At 0.6517, NZD/USD is lower on the day, losing some 0.57% after falling from a high of 0.6563 to a low of 0.6482. We have seen a recovery in the greenback that was dragged higher by a rally in US bond yields. Equally, a weak open for key US equity indices weighed on the antipodean currencies.
''While the Kiwi recovered off lows below 0.65 as equities clawed back gains, it remains below levels prevailing yesterday. With no local data today, the immediate focus will be on Australian Gross Domestic Product data and more broadly on the state of global risk appetite,'' analysts at ANZ bank explained.

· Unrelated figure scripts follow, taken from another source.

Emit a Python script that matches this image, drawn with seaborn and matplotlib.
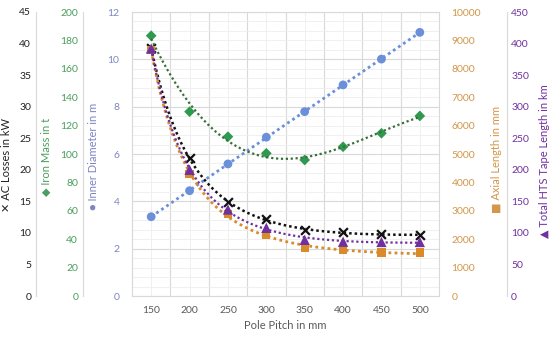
import numpy as np
import matplotlib
matplotlib.use('Agg')
import matplotlib.pyplot as plt
import seaborn as sns

sns.set_style('white')
plt.rcParams['font.family'] = ['Lato', 'DejaVu Sans']

# data
pole_pitch = [150, 200, 250, 300, 350, 400, 450, 500]
ac_losses = [39.3, 21.8, 14.9, 12.15, 10.46, 10.1, 9.77, 9.66]           # kW
iron_mass = [183.3, 129.8, 112.2, 100.5, 95.8, 105.1, 114.6, 126.8]     # t
inner_diam = [3.35, 4.45, 5.58, 6.71, 7.79, 8.92, 10.01, 11.14]         # m
axial_len = [8662, 4296, 2887, 2148, 1679, 1620, 1526, 1526]            # mm
hts_len = [392, 200, 137, 108, 89, 86, 85.6, 85.6]                      # km

c_black = '#111111'
c_green = '#2f9a4f'
c_green_txt = '#4a9e5c'
c_blue = '#6b8fd8'
c_blue_txt = '#7d84c4'
c_orange = '#d98b2c'
c_orange_txt = '#d39649'
c_purple = '#7030a0'
c_grid = '#d9d9d9'
c_grid_minor = '#eeeeee'

x = np.array(pole_pitch, dtype=float)
xs = np.linspace(150, 500, 200)


def trend_poly(y, deg):
    p = np.polyfit(x, y, deg)
    return np.polyval(p, xs)


def trend_inv(y, deg):
    p = np.polyfit(1.0 / x, y, deg)
    return np.polyval(p, 1.0 / xs)


fig = plt.figure(figsize=(5.5, 3.37), dpi=100)
ax = fig.add_axes([132 / 550, 1 - 296 / 337, 307 / 550, 284 / 337])

# host axis: inner diameter, carries the grid
ax.set_xlim(125, 525)
ax.set_ylim(0, 12)
ax.set_yticks(np.arange(0, 13, 2))
ax.set_yticks(np.arange(0, 12.01, 0.4), minor=True)
ax.set_xticks(pole_pitch)
ax.set_xticks(np.arange(175, 500, 50), minor=True)
ax.grid(False)
ax.yaxis.grid(True, which='major', color=c_grid, lw=0.8)
ax.yaxis.grid(True, which='minor', color=c_grid_minor, lw=0.6)
ax.xaxis.grid(True, which='minor', color=c_grid, lw=0.8)
ax.xaxis.grid(True, which='major', color=c_grid_minor, lw=0.6)
ax.set_axisbelow(True)
for s in ax.spines.values():
    s.set_color(c_grid)
    s.set_linewidth(0.8)
ax.tick_params(axis='both', which='both', length=0)
ax.tick_params(axis='x', colors='#595959', labelsize=7.5, pad=7)
ax.tick_params(axis='y', colors=c_blue_txt, labelsize=7.5, pad=9)
ax.set_xlabel('Pole Pitch in mm', color='#595959', fontsize=8, labelpad=4)
ax.set_ylabel('\u25CF Inner Diameter in m', color=c_blue_txt, fontsize=8)
ax.yaxis.set_label_coords((99 - 132) / 307, 0.49)


def left_axis(pos, ylim, ticks, color, label, labx, laby):
    a = ax.twinx()
    a.set_ylim(*ylim)
    a.set_yticks(ticks)
    a.yaxis.set_ticks_position('left')
    a.yaxis.set_label_position('left')
    for n, s in a.spines.items():
        s.set_visible(n == 'left')
    a.spines['left'].set_position(('axes', pos))
    a.spines['left'].set_color(c_grid)
    a.spines['left'].set_linewidth(0.8)
    a.tick_params(axis='y', length=0, colors=color, labelsize=7.5, pad=3.5)
    a.set_ylabel(label, color=color, fontsize=8)
    a.yaxis.set_label_coords((labx - 132) / 307, laby)
    return a


def right_axis(pos, ylim, ticks, color, label, labx, laby, spine_vis, pad):
    a = ax.twinx()
    a.set_ylim(*ylim)
    a.set_yticks(ticks)
    for n, s in a.spines.items():
        s.set_visible(n == 'right' and spine_vis)
    a.spines['right'].set_position(('axes', pos))
    a.spines['right'].set_color(c_grid)
    a.spines['right'].set_linewidth(0.8)
    a.tick_params(axis='y', length=0, colors=color, labelsize=7.5, pad=pad)
    a.set_ylabel(label, color=color, fontsize=8)
    a.yaxis.set_label_coords((labx - 132) / 307, laby)
    return a


ax_ac = left_axis((36 - 132) / 307, (0, 45), np.arange(0, 46, 5), '#222222',
                  '\u2715 AC Losses in kW', 12, 0.46)
ax_iron = left_axis((83 - 132) / 307, (0, 200), np.arange(0, 201, 20), c_green_txt,
                    '\u25C6 Iron Mass in t', 52, 0.49)
ax_axial = right_axis(1.0, (0, 10000), np.arange(0, 10001, 1000), c_orange_txt,
                      '\u25A0 Axial Length in mm', 491, 0.48, False, 9)
ax_hts = right_axis((507 - 132) / 307, (0, 450), np.arange(0, 451, 50), c_purple,
                    '\u25B2 Total HTS Tape Length in km', 539, 0.475, True, 3)

for a in (ax_ac, ax_iron, ax_axial, ax_hts):
    a.set_xlim(125, 525)

dot = (0, (1, 1.2))

# inner diameter: linear trend
ax.plot(xs, trend_poly(inner_diam, 1), color=c_blue, lw=2, ls=dot, zorder=2)
sns.scatterplot(x=pole_pitch, y=inner_diam, ax=ax, marker='o', s=40,
                color=c_blue, edgecolor='none', zorder=3)

# axial length
ax_axial.plot(xs, trend_inv(axial_len, 3), color=c_orange, lw=2, ls=dot)
sns.scatterplot(x=pole_pitch, y=axial_len, ax=ax_axial, marker='s', s=36,
                color=c_orange, edgecolor='none')

# HTS tape length
ax_hts.plot(xs, trend_inv(hts_len, 3), color=c_purple, lw=1.6, ls=dot)
sns.scatterplot(x=pole_pitch, y=hts_len, ax=ax_hts, marker='^', s=55,
                color=c_purple, edgecolor='none')

# AC losses
ax_ac.plot(xs, trend_inv(ac_losses, 3), color=c_black, lw=1.8, ls=dot)
sns.scatterplot(x=pole_pitch, y=ac_losses, ax=ax_ac, marker='x', s=40,
                color=c_black, linewidth=1.6)

# iron mass
ax_iron.plot(xs, trend_poly(iron_mass, 3), color='#3a6e3a', lw=1.6, ls=dot)
sns.scatterplot(x=pole_pitch, y=iron_mass, ax=ax_iron, marker='D', s=30,
                color=c_green, edgecolor='none')

fig.savefig('out.png', dpi=100)
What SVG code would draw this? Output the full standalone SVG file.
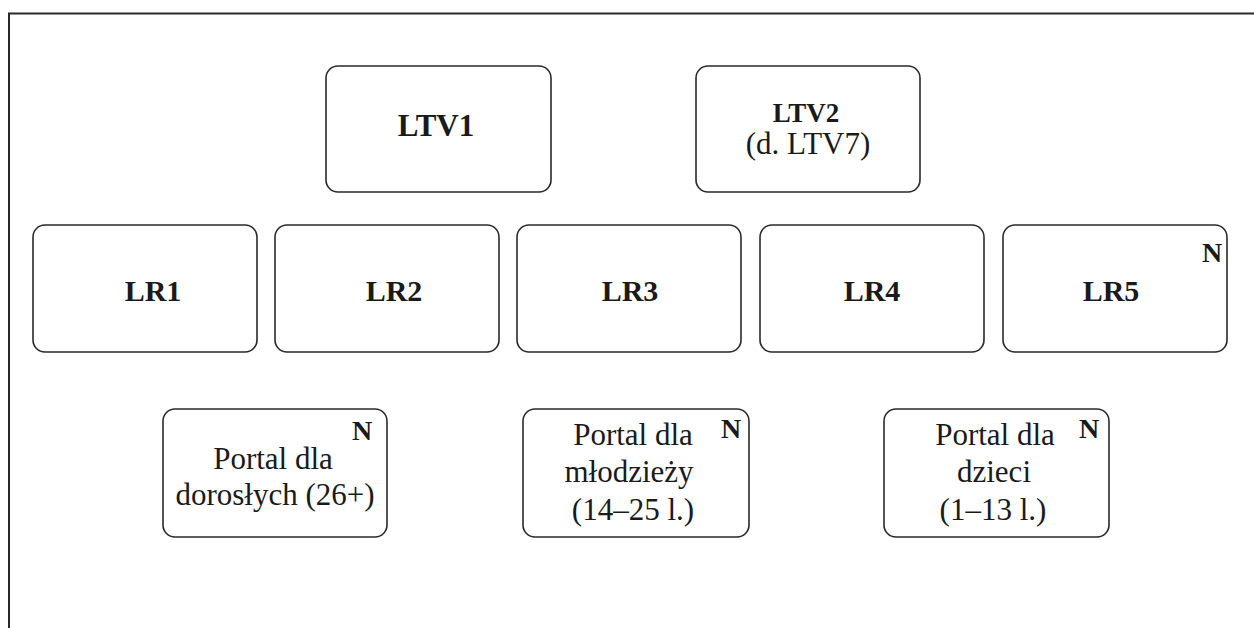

''As we noted yesterday, the medium-term outlook is complicated: NZ enjoys higher interest rates, but that’s offset by growing fears of a hard landing (here and, to complicate things, in the US too), and blockages in the FX forwards market that are suppressing carry. It all speaks to volatility and a period of range trading rather than the need to radically adjust levels.''
Meanwhile, investors moved away from risk following the US Federal Reserve Governor Christopher Waller's remarks the prior day who advocated for the central bank to raise interest rates at every meeting until inflation is curbed. Specifically, Waller said “I support tightening policy by another 50 bp for several meetings. In particular, I am not taking 50 bp hikes off the table until I see inflation coming down closer to our 2% target.”
This has left markets with the expectation of further rate increases in the forthcoming months. Analysts at Brown Brothers Harriman explained that WIRP suggests 50 bp is fully priced in for June and July. ''However, a third 50 bp that was fully priced in for September is now about 50% priced in vs. 35% last week. After September, two more 25 bp hikes are fully priced in and a third is partially priced in that would take the Fed Funds ceiling to between 3.0-3.25%.''
What’s really changed is that rates are seen peaking in mid-2023 before falling in H2 23 and beyond, the analysts added. ''This would only happen if the US were to fall into recession next year and while it is possible, it is not our base case. This week’s data will be very important for near-term market expectations.''
Looking ahead for the week, the US Nonfarm Payrolls and important survey data will be reported. We get the regional Fed manufacturing surveys wrap-up and May ISM manufacturing PMI will be reported tomorrow and is expected at 54.5 vs. 55.4 in April.
We also have US President Joe Biden who said he and Jerome Powell will discuss inflation in a White House meeting Tuesday and pledged to give the Federal Reserve chair space to do his job.